Nenhuma ditadura sobreviveu. Nenhuma ditadura sobreviverá. O desejo humano pela liberdade sempre se sobreporá à pequenez dos falsos líderes, daqueles que acreditam que a melhor forma de gerenciar é impondo ideias, tolhendo a capacidade inata de cada um de elaborar percepções.
Mas, sim, algumas ditaduras ainda vigoram, a do consumismo desmedido, a do corpo desenhado, a supervalorização da juventude, ou melhor, da depreciação da velhice. A ditadura da corrupção e da imoralidade, que se reflete na represália covarde daqueles que defendem os princípios constitucionais e o ordenamento jurídico. A ditadura do silêncio, que cerceia tacitamente a falar sobre o que ninguém quer falar por medo, medo e vergonha de si mesmo.
A ditadura militar não é mais do nosso tempo. Já era. Pertence a uma outra época. Passou. Ela foi a grande responsável pelo esforço coletivo em concretizar o direito de contradizer, de argumentar, de participar, de reunir, de expressar, de escrever, de cantar, de dizer, de votar. Uma vez conquistados tais direitos, o processo histórico volta-se para a conquista de outros que venham a complementar o exercício da dignidade humana.

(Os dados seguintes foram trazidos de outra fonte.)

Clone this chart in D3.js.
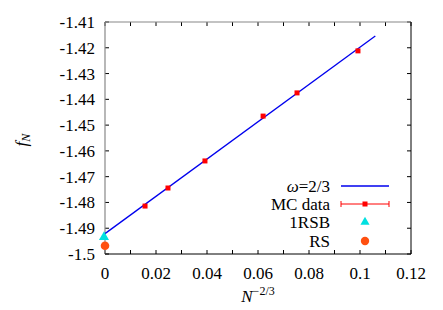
<!DOCTYPE html>
<html>
<head>
<meta charset="UTF-8">
<script src="https://d3js.org/d3.v7.min.js"></script>
<style>
  body { margin: 0; background: #fff; }
  text { font-family: "Liberation Serif", "DejaVu Serif", serif; font-size: 17px; fill: #000; }
</style>
</head>
<body>
<svg width="443" height="310"></svg>
<script>
// MC data: N^{-2/3}, f_N, error
const mcX = [0.0157, 0.0247, 0.0392, 0.0620, 0.0753, 0.0992];
const mcY = [-1.4814, -1.4744, -1.4639, -1.4465, -1.4375, -1.4212];
const mcErr = [0.0006, 0.0006, 0.0005, 0.0008, 0.0005, 0.0005];
// fit omega=2/3
const fitX = [0, 0.106];
const fitY = [-1.4921, -1.4154];
// extrapolated points at N -> infinity
const rsb1 = [0, -1.4934];
const rs = [0, -1.4968];
const xTicks = [0, 0.02, 0.04, 0.06, 0.08, 0.1, 0.12];
const yTicks = [-1.5, -1.49, -1.48, -1.47, -1.46, -1.45, -1.44, -1.43, -1.42, -1.41];

const svg = d3.select("svg");
const margin = {left: 105, right: 32, top: 22, bottom: 56};
const W = 443, H = 310;
const x = d3.scaleLinear().domain([0, 0.12]).range([margin.left, W - margin.right]);
const y = d3.scaleLinear().domain([-1.5, -1.41]).range([H - margin.bottom, margin.top]);

// ticks every 0.01 on x (labels only on 0.02)
const xMinor = d3.range(0, 0.1201, 0.01);
const tl = 4;
const g = svg.append("g");
xMinor.forEach(v => {
  g.append("line").attr("x1", x(v)).attr("x2", x(v)).attr("y1", y(-1.5)).attr("y2", y(-1.5) - tl).attr("stroke", "#000");
  g.append("line").attr("x1", x(v)).attr("x2", x(v)).attr("y1", y(-1.41)).attr("y2", y(-1.41) + tl).attr("stroke", "#000");
});
yTicks.forEach(v => {
  g.append("line").attr("x1", x(0)).attr("x2", x(0) + tl).attr("y1", y(v)).attr("y2", y(v)).attr("stroke", "#000");
  g.append("line").attr("x1", x(0.12)).attr("x2", x(0.12) - tl).attr("y1", y(v)).attr("y2", y(v)).attr("stroke", "#000");
});

// border
g.append("line").attr("x1", x(0)).attr("x2", x(0)).attr("y1", y(-1.5)).attr("y2", y(-1.41)).attr("stroke", "#888").attr("stroke-width", 1.2);
g.append("line").attr("x1", x(0)).attr("x2", x(0.12)).attr("y1", y(-1.41)).attr("y2", y(-1.41)).attr("stroke", "#888").attr("stroke-width", 1.2);
g.append("line").attr("x1", x(0)).attr("x2", x(0.12)).attr("y1", y(-1.5)).attr("y2", y(-1.5)).attr("stroke", "#000");
g.append("line").attr("x1", x(0.12)).attr("x2", x(0.12)).attr("y1", y(-1.5)).attr("y2", y(-1.41)).attr("stroke", "#000");

// tick labels
svg.selectAll(".xl").data(xTicks).enter().append("text")
  .attr("x", d => x(d)).attr("y", y(-1.5) + 25)
  .attr("text-anchor", "middle").text(d => +d.toFixed(2));
svg.selectAll(".yl").data(yTicks).enter().append("text")
  .attr("x", x(0) - 10).attr("y", d => y(d) + 6)
  .attr("text-anchor", "end").text(d => +d.toFixed(2));

// axis titles
const xt = svg.append("text").attr("x", 258).attr("y", 302).attr("text-anchor", "middle");
xt.append("tspan").attr("font-style", "italic").text("N");
xt.append("tspan").attr("dy", -7).style("font-size", "12px").text("−2/3");
const yt = svg.append("text").attr("transform", "translate(27,140) rotate(-90)").attr("text-anchor", "middle");
yt.append("tspan").attr("font-style", "italic").text("f");
yt.append("tspan").attr("dy", 3).attr("font-style", "italic").style("font-size", "12px").text("N");

// fit line
svg.append("line").attr("x1", x(fitX[0])).attr("y1", y(fitY[0])).attr("x2", x(fitX[1])).attr("y2", y(fitY[1]))
  .attr("stroke", "#0000ee").attr("stroke-width", 1.3);

// MC data
const mc = mcX.map((v, i) => ({x: v, y: mcY[i], e: mcErr[i]}));
svg.selectAll(".eb").data(mc).enter().append("line")
  .attr("x1", d => x(d.x)).attr("x2", d => x(d.x))
  .attr("y1", d => y(d.y - d.e)).attr("y2", d => y(d.y + d.e))
  .attr("stroke", "#f00").attr("stroke-width", 1.5);
svg.selectAll(".pt").data(mc).enter().append("rect")
  .attr("x", d => x(d.x) - 2.5).attr("y", d => y(d.y) - 2.5)
  .attr("width", 5).attr("height", 5).attr("fill", "#f00");

// 1RSB and RS
svg.append("path").attr("d", d3.symbol(d3.symbolTriangle, 44)())
  .attr("transform", `translate(${x(rsb1[0]) - 1},${y(rsb1[1])})`).attr("fill", "#00e0e0");
svg.append("circle").attr("cx", x(rs[0])).attr("cy", y(rs[1])).attr("r", 4.3).attr("fill", "#ff5010");

// legend
const lx = 330, ls = 341, le = 389, lm = 365;
const rows = [186, 204, 222, 241];
const l0 = svg.append("text").attr("x", lx).attr("y", rows[0] + 6).attr("text-anchor", "end");
l0.append("tspan").attr("font-style", "italic").text("ω");
l0.append("tspan").text("=2/3");
svg.append("line").attr("x1", ls).attr("x2", le).attr("y1", rows[0]).attr("y2", rows[0]).attr("stroke", "#0000ee").attr("stroke-width", 1.3);
svg.append("text").attr("x", lx).attr("y", rows[1] + 6).attr("text-anchor", "end").text("MC data");
svg.append("line").attr("x1", ls).attr("x2", le).attr("y1", rows[1]).attr("y2", rows[1]).attr("stroke", "#f00");
[ls, le].forEach(v => svg.append("line").attr("x1", v).attr("x2", v).attr("y1", rows[1] - 3).attr("y2", rows[1] + 3).attr("stroke", "#f00"));
svg.append("rect").attr("x", lm - 2.5).attr("y", rows[1] - 2.5).attr("width", 5).attr("height", 5).attr("fill", "#f00");
svg.append("text").attr("x", lx).attr("y", rows[2] + 6).attr("text-anchor", "end").text("1RSB");
svg.append("path").attr("d", d3.symbol(d3.symbolTriangle, 36)()).attr("transform", `translate(${lm},${rows[2]})`).attr("fill", "#00e0e0");
svg.append("text").attr("x", lx).attr("y", rows[3] + 6).attr("text-anchor", "end").text("RS");
svg.append("circle").attr("cx", lm).attr("cy", rows[3]).attr("r", 4.2).attr("fill", "#ff5010");
</script>
</body>
</html>
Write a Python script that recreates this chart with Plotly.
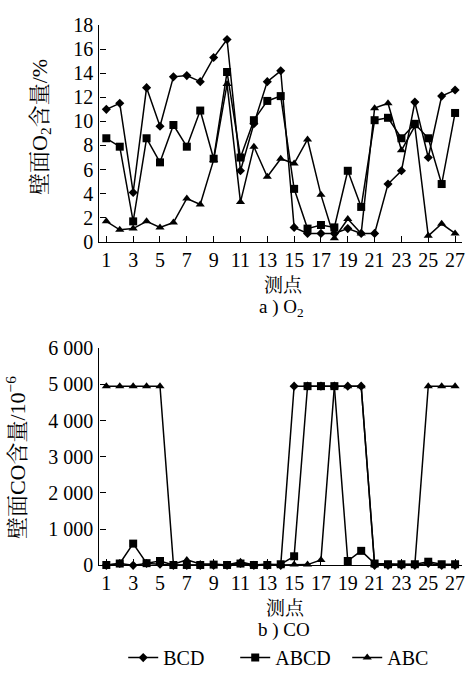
import plotly.graph_objects as go

points = list(range(1, 28))
tick_points = list(range(1, 28, 2))

series_names = ["BCD", "ABCD", "ABC"]

o2_bcd = [11.0, 11.5, 4.1, 12.8, 9.6, 13.7, 13.8, 13.3, 15.3, 16.8, 5.9, 9.8, 13.3, 14.2,
          1.2, 0.7, 0.7, 0.7, 1.1, 0.7, 0.7, 4.8, 5.9, 11.6, 7.0, 12.1, 12.6]
o2_abcd = [8.6, 7.9, 1.7, 8.6, 6.6, 9.7, 7.9, 10.9, 6.9, 14.1, 7.0, 10.1, 11.7, 12.1,
           4.4, 1.1, 1.4, 1.2, 5.9, 2.9, 10.1, 10.3, 8.6, 9.8, 8.6, 4.8, 10.7]
o2_abc = [1.7, 1.0, 1.1, 1.7, 1.2, 1.6, 3.6, 3.1, 6.8, 13.1, 3.3, 7.9, 5.4, 6.9,
          6.5, 8.5, 3.9, 0.3, 1.9, 0.7, 11.1, 11.5, 7.6, 9.6, 0.5, 1.5, 0.7]

co_bcd = [0, 50, 0, 50, 30, 0, 0, 0, 0, 0, 50, 0, 0, 0,
          4950, 4950, 4950, 4950, 4950, 4950, 0, 0, 0, 0, 50, 0, 0]
co_abcd = [10, 50, 600, 60, 120, 10, 10, 10, 20, 10, 50, 10, 10, 30,
           250, 4950, 4950, 4950, 120, 400, 50, 30, 30, 30, 100, 30, 30]
co_abc = [4950, 4950, 4950, 4950, 4950, 30, 150, 40, 40, 10, 100, 10, 40, 10,
          20, 20, 150, 4950, 4950, 4950, 20, 20, 20, 20, 4950, 4950, 4950]

o2_ticks = list(range(0, 19, 2))
co_ticks = list(range(0, 6001, 1000))
co_ticktext = ["0", "1 000", "2 000", "3 000", "4 000", "5 000", "6 000"]

FONT = "Liberation Serif, Noto Serif CJK SC, Noto Sans CJK SC, serif"
W, H = 475, 686

symbols = {"BCD": ("diamond", 7), "ABCD": ("square", 8), "ABC": ("triangle-up", 8)}
o2_data = {"BCD": o2_bcd, "ABCD": o2_abcd, "ABC": o2_abc}
co_data = {"BCD": co_bcd, "ABCD": co_abcd, "ABC": co_abc}

fig = go.Figure()
for name in series_names:
    sym, size = symbols[name]
    fig.add_trace(go.Scatter(
        x=points, y=o2_data[name], xaxis="x", yaxis="y", mode="lines+markers",
        line=dict(color="black", width=1.5),
        marker=dict(symbol=sym, size=size, color="black"),
        name=name, showlegend=False, cliponaxis=False))
for name in series_names:
    sym, size = symbols[name]
    fig.add_trace(go.Scatter(
        x=points, y=co_data[name], xaxis="x2", yaxis="y2", mode="lines+markers",
        line=dict(color="black", width=1.5),
        marker=dict(symbol=sym, size=size, color="black"),
        name=name, showlegend=True, cliponaxis=False))

xdom = [100 / W, 465 / W]
top_dom = [1 - 238.5 / H, 1 - 14.5 / H]
bot_dom = [1 - 572.7 / H, 1 - 348.3 / H]

axis_common = dict(showline=True, linecolor="black", linewidth=1.3, ticks="inside",
                   ticklen=6, tickcolor="black", tickwidth=1.2, showgrid=False,
                   zeroline=False, tickfont=dict(family=FONT, size=20, color="black"))

fig.update_layout(
    width=W, height=H, margin=dict(l=0, r=0, t=0, b=0),
    paper_bgcolor="white", plot_bgcolor="white",
    font=dict(family=FONT, size=20, color="black"),
    xaxis=dict(domain=xdom, anchor="y", range=[0.48, 27.52], tickvals=tick_points,
               ticklabelstandoff=0, **axis_common),
    yaxis=dict(domain=top_dom, anchor="x", range=[0, 18], tickvals=o2_ticks,
               ticklabelstandoff=1, **axis_common),
    xaxis2=dict(domain=xdom, anchor="y2", range=[0.48, 27.52], tickvals=tick_points,
                ticklabelstandoff=0, **axis_common),
    yaxis2=dict(domain=bot_dom, anchor="x2", range=[0, 6000], tickvals=co_ticks,
                ticktext=co_ticktext, ticklabelstandoff=1, **axis_common),
    legend=dict(orientation="h", x=124 / W, xanchor="left", y=1 - 668 / H, yanchor="middle",
                font=dict(family=FONT, size=20, color="black"), entrywidth=67,
                bgcolor="rgba(0,0,0,0)", traceorder="normal"),
    showlegend=True,
)

annos = [
    dict(text="测点", x=285 / W, y=1 - 283.5 / H, size=19),
    dict(text="a ) O<sub>2</sub>", x=283 / W, y=1 - 307 / H, size=19),
    dict(text="测点", x=287 / W, y=1 - 617 / H, size=19),
    dict(text="b ) CO", x=286 / W, y=1 - 639 / H, size=19),
]
for a in annos:
    size = a.pop("size")
    fig.add_annotation(xref="paper", yref="paper", showarrow=False,
                       xanchor="center", yanchor="middle",
                       font=dict(family=FONT, size=size, color="black"), **a)

fig.add_annotation(xref="paper", yref="paper", showarrow=False, textangle=-90,
                   text="壁面O<sub>2</sub>含量/%", x=41 / W, y=1 - 120 / H,
                   xanchor="center", yanchor="middle",
                   font=dict(family=FONT, size=22, color="black"))
fig.add_annotation(xref="paper", yref="paper", showarrow=False, textangle=-90,
                   text="壁面CO含量/10<sup>−6</sup>", x=16 / W, y=1 - 461 / H,
                   xanchor="center", yanchor="middle",
                   font=dict(family=FONT, size=22, color="black"))

fig.write_html("out.html")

Há sim, certo saudosismo presente na fala e na postura daqueles que não sabem falar de democracia e direitos humanos sem olvidar daquele governo ditador. Há sim extemporaneidade no discurso pretérito sobre épocas que, como já disse, não sobreviveram, nem nunca sobreviverão. Pois, há muito o que se falar do tempo em que estamos. Todavia, deixa-se de costurar os novos caminhos da história, com novos debates, novas divergências, novas argumentações, para paralisar noutra era, para se alimentar de um ponto de partida ultrapassado.

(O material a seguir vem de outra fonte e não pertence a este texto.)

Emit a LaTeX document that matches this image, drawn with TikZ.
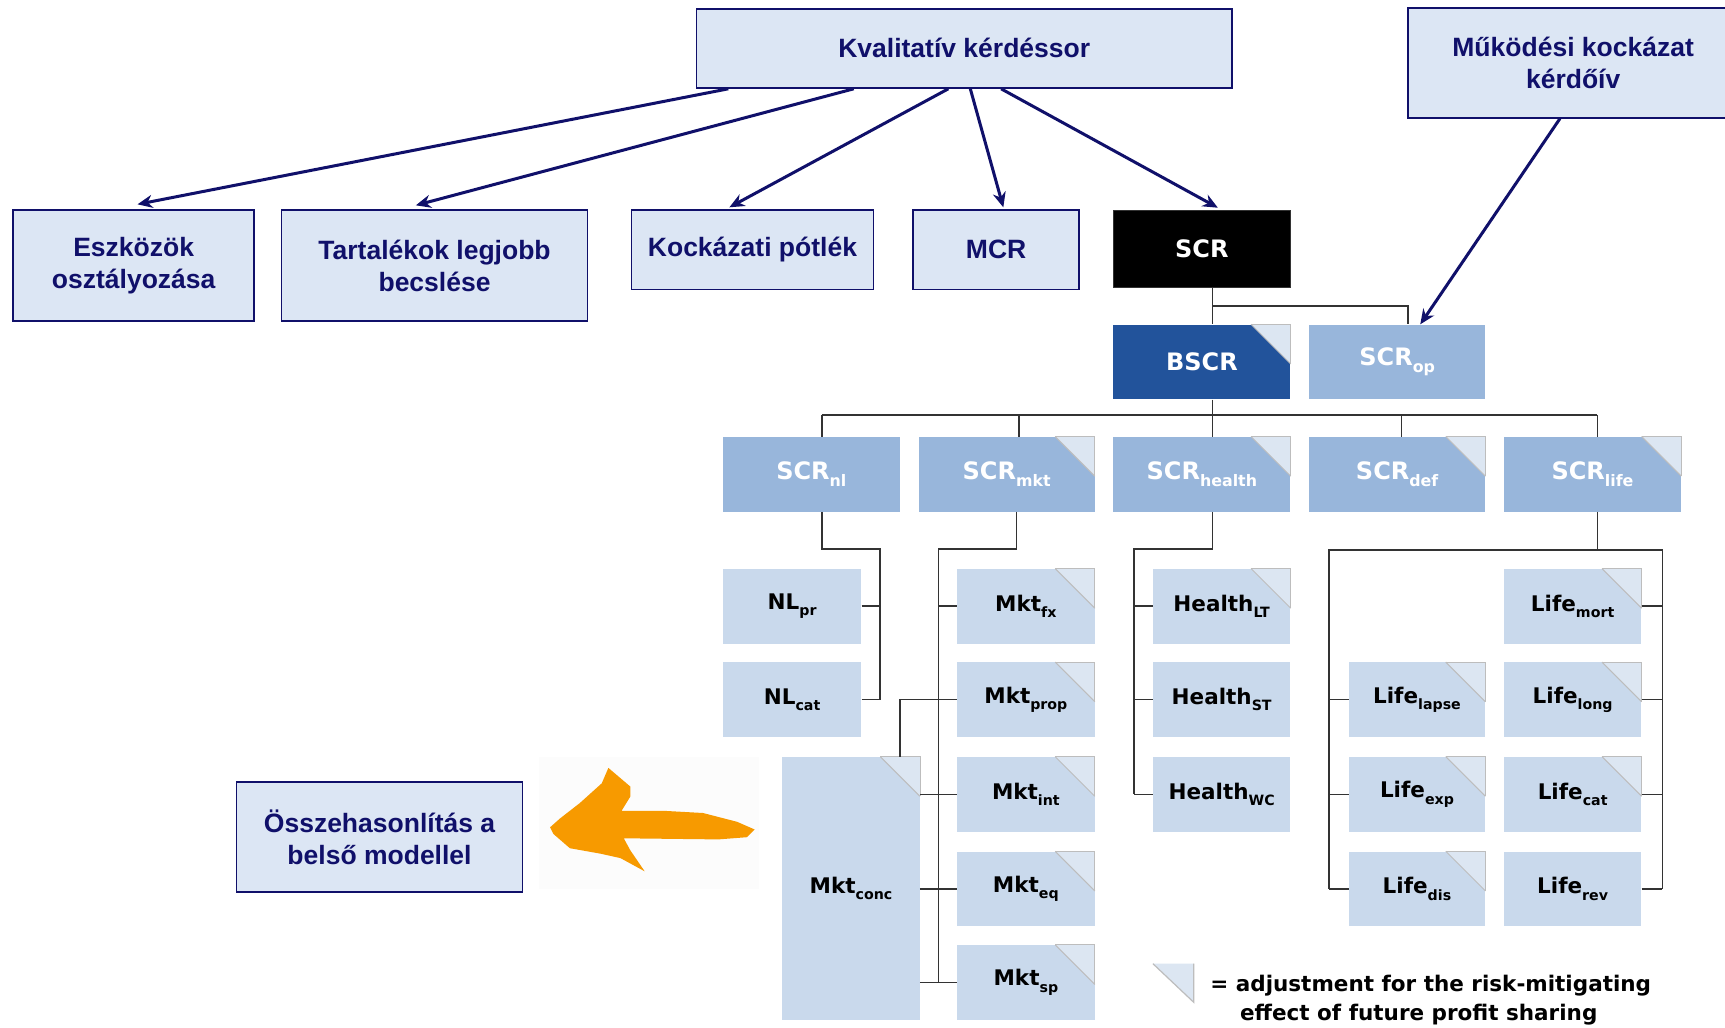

Enquanto isso, a modernidade medieval dos direitos sociais, culturais e econômicos desbotam cada vez mais nos semblantes preocupados com o porvir de um tempo que já foi. Não que não seja importante rediscutir a história, mas é que a ditadura militar dificilmente sai da pauta da discussão dos direitos humanos para dar espaço para temáticas futuristas. É, porque tá tão difícil falar sobre educação, saúde, direitos trabalhistas, moradia, proteção à maternidade e à infância, que estes já viraram temas pertencentes às sociedades de outros planetas.